S'agissant de la protection de la nature, le Parlement a décidé de repousser d'une année l'entrée en vigueur de l'obligation de consacrer 3.5 pour cent des grandes cultures à des surfaces de promotion de la biodiversité. Cette mesure, qui s'inscrit dans le cadre de la mise en œuvre de l'Iv. pa 19.475, a été critiquée à de nombreuses reprises, notamment par l'USP qui a réclamé ce délai d'une année supplémentaire.

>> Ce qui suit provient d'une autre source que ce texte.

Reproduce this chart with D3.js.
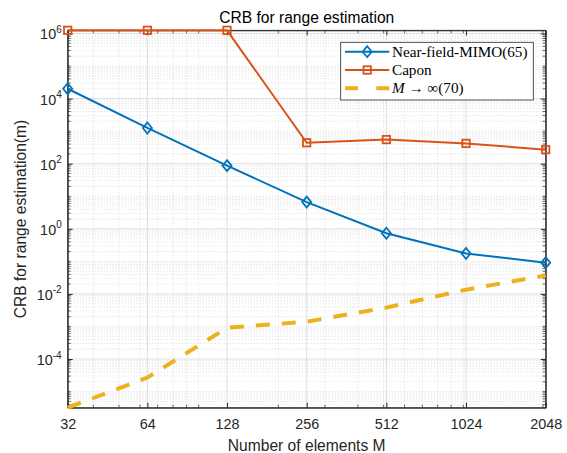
<!DOCTYPE html>
<html>
<head>
<meta charset="utf-8">
<script src="https://cdn.jsdelivr.net/npm/d3@7"></script>
<style>
  body { margin: 0; background: #fff; }
  svg { display: block; }
</style>
</head>
<body>
<div id="chart"></div>
<script>
// values
const elements = [32, 64, 128, 256, 512, 1024, 2048];
const nearFieldMimo = [2.0e4, 1.25e3, 87, 6.6, 0.73, 0.175, 0.091];
const capon = [1.25e6, 1.25e6, 1.25e6, 440, 550, 420, 270];
const asymptote = [3.2e-6, 2.7e-5, 9.1e-4, 1.4e-3, 3.8e-3, 1.35e-2, 3.7e-2];
const yTicks = [1e-4, 1e-2, 1e0, 1e2, 1e4, 1e6];
const yExponents = ["-4", "-2", "0", "2", "4", "6"];

const W = 567, H = 453;
const margin = {top: 30.3, right: 21.3, bottom: 45.3, left: 67.7};
const width = W - margin.left - margin.right;
const height = H - margin.top - margin.bottom;

const axisColor = "#262626";
const colors = {mimo: "#0072BD", capon: "#D95319", inf: "#EDB120"};

const svg = d3.select("#chart").append("svg")
    .attr("width", W).attr("height", H)
    .style("font-family", "'Liberation Sans', Arial, Helvetica, sans-serif");

const g = svg.append("g").attr("transform", `translate(${margin.left},${margin.top})`);

const x = d3.scaleLog().base(2).domain([32, 2048]).range([0, width]);
const y = d3.scaleLog().domain([3.2e-6, 1.25e6]).range([height, 0]);

// minor positions (MATLAB style, mantissa 1..9 of powers of ten)
const xMinor = [];
for (let e = 1; e <= 3; e++) for (let m = 1; m <= 9; m++) {
  const v = m * Math.pow(10, e);
  if (v > 32 && v < 2048) xMinor.push(v);
}
const yMinor = [];
for (let e = -6; e <= 6; e++) for (let m = 1; m <= 9; m++) {
  const v = m * Math.pow(10, e);
  if (v > 3.2e-6 && v < 1.25e6 && !yTicks.includes(v)) yMinor.push(v);
}

// grid
const grid = g.append("g");
grid.selectAll(".xminor").data(xMinor).enter().append("line")
    .attr("x1", d => x(d)).attr("x2", d => x(d)).attr("y1", 0).attr("y2", height)
    .attr("stroke", "#d4d4d4").attr("stroke-width", 0.8).attr("stroke-dasharray", "1,2");
grid.selectAll(".yminor").data(yMinor).enter().append("line")
    .attr("y1", d => y(d)).attr("y2", d => y(d)).attr("x1", 0).attr("x2", width)
    .attr("stroke", "#d4d4d4").attr("stroke-width", 0.8).attr("stroke-dasharray", "1,2");
grid.selectAll(".xmajor").data(elements).enter().append("line")
    .attr("x1", d => x(d)).attr("x2", d => x(d)).attr("y1", 0).attr("y2", height)
    .attr("stroke", "#dfdfdf").attr("stroke-width", 1);
grid.selectAll(".ymajor").data(yTicks).enter().append("line")
    .attr("y1", d => y(d)).attr("y2", d => y(d)).attr("x1", 0).attr("x2", width)
    .attr("stroke", "#dfdfdf").attr("stroke-width", 1);

// axes (ticks inside, box on)
const xAxisB = d3.axisBottom(x).tickValues(elements).tickFormat(d3.format("d")).tickSizeInner(-5).tickSizeOuter(0).tickPadding(12);
const xAxisT = d3.axisTop(x).tickValues(elements).tickFormat("").tickSizeInner(-5).tickSizeOuter(0);
const yAxisL = d3.axisLeft(y).tickValues(yTicks).tickFormat("").tickSizeInner(-5).tickSizeOuter(0);
const yAxisR = d3.axisRight(y).tickValues(yTicks).tickFormat("").tickSizeInner(-5).tickSizeOuter(0);

const gxb = g.append("g").attr("transform", `translate(0,${height})`).call(xAxisB);
g.append("g").call(xAxisT);
g.append("g").call(yAxisL);
g.append("g").attr("transform", `translate(${width},0)`).call(yAxisR);

// minor ticks
const minor = g.append("g").attr("stroke", axisColor).attr("stroke-width", 0.7);
yMinor.forEach(v => {
  minor.append("line").attr("x1", 0).attr("x2", 3).attr("y1", y(v)).attr("y2", y(v));
  minor.append("line").attr("x1", width).attr("x2", width - 3).attr("y1", y(v)).attr("y2", y(v));
});
xMinor.forEach(v => {
  minor.append("line").attr("y1", height).attr("y2", height - 3).attr("x1", x(v)).attr("x2", x(v));
  minor.append("line").attr("y1", 0).attr("y2", 3).attr("x1", x(v)).attr("x2", x(v));
});

g.selectAll(".domain").attr("stroke", axisColor);
g.selectAll(".tick line").attr("stroke", axisColor);
gxb.selectAll("text").attr("fill", axisColor).attr("dy", null).attr("y", 21.5)
    .style("font-size", "14.4px")
    .style("font-family", "'Liberation Sans', Arial, sans-serif");

// box
g.append("rect").attr("width", width).attr("height", height)
    .attr("fill", "none").attr("stroke", axisColor).attr("stroke-width", 0.8);

// y tick labels with superscripts
const ylab = g.append("g").attr("fill", axisColor);
yTicks.forEach((v, i) => {
  const t = ylab.append("text").attr("x", -6).attr("y", y(v) + 6)
      .attr("text-anchor", "end").style("font-size", "14.4px");
  t.append("tspan").text("10");
  t.append("tspan").attr("dy", -6.5).style("font-size", "10px").text(yExponents[i]);
});

// series
const line = d3.line().x(d => x(d[0])).y(d => y(d[1]));
const plot = g.append("g");

plot.append("path").datum(d3.zip(elements, asymptote))
    .attr("d", line).attr("fill", "none").attr("stroke", colors.inf)
    .attr("stroke-width", 4).attr("stroke-dasharray", "14,12");

plot.append("path").datum(d3.zip(elements, capon))
    .attr("d", line).attr("fill", "none").attr("stroke", colors.capon).attr("stroke-width", 2);
plot.selectAll(".sq").data(d3.zip(elements, capon)).enter().append("rect")
    .attr("x", d => x(d[0]) - 3.7).attr("y", d => y(d[1]) - 3.7)
    .attr("width", 7.4).attr("height", 7.4)
    .attr("fill", "none").attr("stroke", colors.capon).attr("stroke-width", 1.8);

plot.append("path").datum(d3.zip(elements, nearFieldMimo))
    .attr("d", line).attr("fill", "none").attr("stroke", colors.mimo).attr("stroke-width", 2);
const diamond = (cx, cy) => `M${cx},${cy - 5.5}L${cx + 4.5},${cy}L${cx},${cy + 5.5}L${cx - 4.5},${cy}Z`;
plot.selectAll(".dm").data(d3.zip(elements, nearFieldMimo)).enter().append("path")
    .attr("d", d => diamond(x(d[0]), y(d[1])))
    .attr("fill", "none").attr("stroke", colors.mimo).attr("stroke-width", 1.8);

// labels
svg.append("text").attr("x", margin.left + width / 2).attr("y", 23.3)
    .attr("text-anchor", "middle").attr("fill", "#000").style("font-size", "15.6px")
    .text("CRB for range estimation");
svg.append("text").attr("x", margin.left + width / 2).attr("y", 450.5)
    .attr("text-anchor", "middle").attr("fill", axisColor).style("font-size", "15.6px")
    .text("Number of elements M");
svg.append("text").attr("transform", `translate(25.5,${margin.top + height / 2}) rotate(-90)`)
    .attr("text-anchor", "middle").attr("fill", axisColor).style("font-size", "15.6px")
    .text("CRB for range estimation(m)");

// legend
const lg = svg.append("g");
lg.append("rect").attr("x", 340.7).attr("y", 42.3).attr("width", 192.6).attr("height", 57.7)
    .attr("fill", "#fff").attr("stroke", axisColor).attr("stroke-width", 0.8);
const rows = [
  {label: "Near-field-MIMO(65)", color: colors.mimo, marker: "diamond", yy: 51.7},
  {label: "Capon", color: colors.capon, marker: "square", yy: 70},
  {label: "inf", color: colors.inf, marker: null, yy: 88.3}
];
rows.forEach(r => {
  const l = lg.append("line").attr("x1", 345).attr("x2", 389.3).attr("y1", r.yy).attr("y2", r.yy)
      .attr("stroke", r.color).attr("stroke-width", r.marker ? 2 : 4);
  if (!r.marker) l.attr("stroke-dasharray", "13,18.3");
  if (r.marker === "diamond") lg.append("path").attr("d", diamond(367.2, r.yy))
      .attr("fill", "none").attr("stroke", r.color).attr("stroke-width", 1.8);
  if (r.marker === "square") lg.append("rect").attr("x", 367.2 - 3.7).attr("y", r.yy - 3.7)
      .attr("width", 7.4).attr("height", 7.4).attr("fill", "none").attr("stroke", r.color).attr("stroke-width", 1.8);
  const t = lg.append("text").attr("x", 392).attr("y", r.yy + 5)
      .attr("fill", "#000").style("font-family", "'Liberation Serif', 'Times New Roman', serif").style("font-size", "15.2px");
  if (r.label === "inf") {
    t.append("tspan").style("font-style", "italic").text("M");
    t.append("tspan").text(" \u2192 \u221E(70)");
  } else {
    t.text(r.label);
  }
});
</script>
</body>
</html>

Comme en 2022, la question de la présence du loup et de sa gestion sur le territoire suisse a enflammé les médias, en particulier suite à la mise en consultation de la nouvelle ordonnance du Conseil fédéral qui autorise le tir préventif de meutes entières. Les associations de protection de la nature redoutent que ces nouvelles dispositions ne réduisent de 60 à 70 pour cent la population du grand prédateur et ne mette en danger sa survie sur le territoire. Quelques mois auparavant, le Conseil fédéral assouplissait déjà une première fois les critères permettant le tir du loup, alors qu'on apprenait que le nombre d'attaques avait baissé, malgré l'augmentation exponentielle d'Ysengrin sur le territoire. La plupart des cantons concernés ont d'ores et déjà annoncé leur volonté de tir, alors que les associations environnementales s'opposent juridiquement à l'abattage de certaines meutes notamment en Valais et dans les Grisons. Pour rappel, une révision de la loi sur la chasse (LChP) avait été avalisée par le Parlement en décembre 2022. Nul doute que les débats se poursuivront en 2024, alors que la nouvelle ordonnance connaîtra une phase-test d'une durée limitée et qu'une initiative populaire sur la question de la place du loup en est au stade de la récolte de signatures.

D'autres animaux et leur bien-être ont également été sujet à débat cette année, notamment dans le cadre des discussions sur le foie gras qui, à une voix près, a évité une interdiction d'importation. Une obligation d'étiquetage des méthodes de production sera toutefois introduite pour ce met de la gastronomie française. En parallèle aux débats parlementaires, une initiative populaire demandant d'inscrire dans la Constitution fédérale une interdiction d'importation est en cours de récolte de signatures. Une autre initiative, lancée en parallèle, souhaite en finir avec l'importation des produits à base de fourrures; un sujet traité à de nombreuses reprises par le Parlement. Ces dernières années, s'agissant des produits à base d'animaux, le Parlement a préféré recourir à la transparence plutôt que d'interdire les produits ou certaines pratiques de production. Ces deux initiatives populaires seront, peut-être, l'occasion pour le Parlement nouvellement élu de se positionner à ce sujet. S'agissant du bien-être animal, une nouvelle initiative populaire s'attaquant à l'expérimentation animale a été lancée, alors que la dernière initiative en date a connu un échec cuisant dans les urnes l'année passée. Le lancement de cette initiative a été très peu médiatisé, contrairement au procès du scandale de l'élevage équin à Hefenhofen qui a été suivi avec une grande attention, comme le révèlent les chiffres de l'analyse APS des journaux pour le mois de mars. La grippe aviaire a aussi bénéficié d'un écho médiatique important, alors que les élevages avicoles devaient se soumettre durant de long mois à des quarantaines.

Tandis que la transparence s'impose, pour le Parlement, comme la voie royale s'agissant des méthodes de production, elle commence aussi à bousculer les grands commerces quant à la formation des prix des denrées alimentaires et particulièrement des marges des détaillants. En 2023, le Conseil national s'est positionné par deux fois, sur l'Iv. pa. 22.477 et la Mo. 21.3730, en faveur d'une plus grande transparence sur la formation des prix. La balle est désormais dans le camp de la chambre des cantons que se prononcera en 2024. Ce débat se déroule dans un contexte de médiatisation répétée d'affaires sur les marges des commerces de détail.